Friday Squid Blogging: Squid Nebula
Pretty photograph.
The Squid Nebula is shown in blue, indicating doubly ionized oxygen—which is when you ionize your oxygen once and then ionize it again just to make sure. (In all seriousness, it likely indicates a low-mass star nearing the end of its life).
As usual, you can also use this squid post to talk about the security stories in the news that I haven’t covered.
Read my blog posting guidelines here.
vas pup • November 24, 2023 6:13 PM
The electronic noses designed to prevent food poisoning
https://www.bbc.com/news/business-67354443
“The human nose and its ability to smell is an amazing thing.
Each nose has around 400 scent receptors that are said to be able to detect around one trillion different odours.
To replicate such a level of sensory expertise in scientific equipment is a
daunting challenge.
Yet thanks to recent advances in artificial intelligence (AI), the latest
electronic noses – high-tech sensors that can detect and report specific smells – are quickly improving their levels of speed and accuracy.

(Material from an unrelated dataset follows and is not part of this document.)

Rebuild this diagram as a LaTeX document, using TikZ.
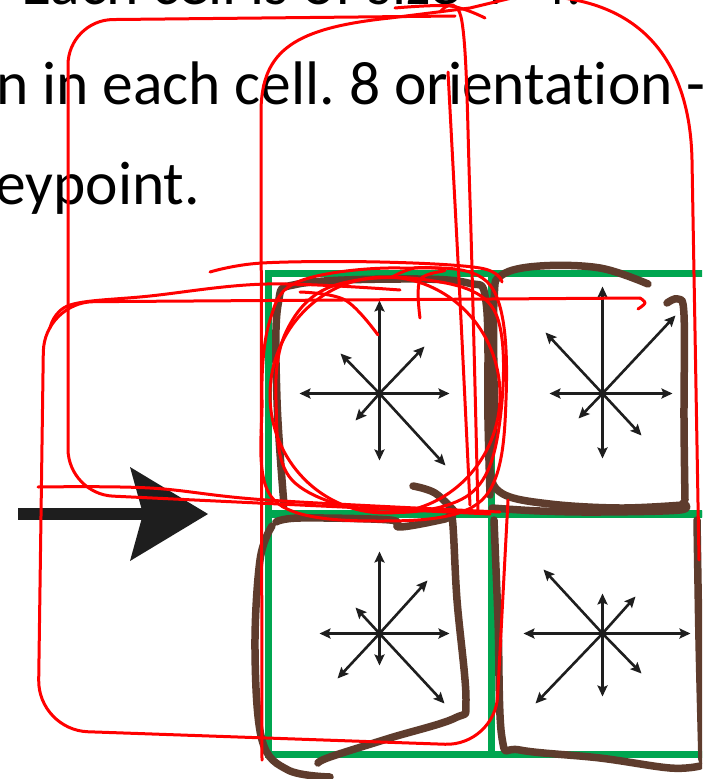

Their proponents say that they can transform food safety.
Common types of potentially deadly foodborne bacteria are salmonella and E. Coli.
Both of these have their own “electronic personality”, says Prof Raz Jelinek, the co-developer of an e-nose called Sensifi, and a professor of chemistry at Ben Gurion University of the Negev, in Israel. “They have their own electrical signal.”
The e-noses made by the Israeli company of the same name contain electrodes that are coated with nanoparticles of carbon. They detect the smells or volatile organic compounds (VOC) given off by bacteria.
Different strains of bacteria produce a different VOC fingerprint, which in turn creates a different electric signal in the Sensifi machine. This is then recorded by an AI software system, which checks it against its ever-growing database, and notifies the user. Sensifi, which launched earlier this year, hopes that it can transform the fight against infection in the food industry. Its chief executive Modi Peled says that in most cases food producers currently have to send samples off to a laboratory for testing, and then wait a number of days for the results to come back.
By contrast, Sensifi’s e-noses can be used on site by the food firms themselves, and are said to give their results in less than one hour. It hasn’t released a price for its machines, but says they will be “low cost”. The firm instead intends to make most of its money from subscription fees.
At German firm NTT Data Business Solutions it had a novel way to help train the AI that powers the e-nose it is developing – coffee.
In one test, technicians spent three days putting instant coffee powder next to the AI’s sensors. The AI then had to identify one of three options – good coffee, bad coffee (coffee that had been laced with vinegar), and no coffee at all.
“An odor isn’t just a gas, it is a unique combination of gases,” says Adrian Kostrz, the firm’s innovation manager. “And very often there are variations or very small differences in the way things smell.”
In New Zealand, a company called Scentian Bio, says it has copied the antennae of insects to develop its “biosensors”. This has seen it replicate insect proteins, and include them in its scent sensors.
Andrew Kralicek, founder and chief technology officer of the firm, says that as a result of this biotechnology its sensors are “thousands of times more sensitive than a dog’s nose”.
!!!He adds: “We can use this biosensor-based tech virtually everywhere – in food and flavor quality control, food pathogen detection, non-invasive rapid
disease diagnosis, sustainable farming, and environmental and wellness monitoring.”
Applications for security are obvious.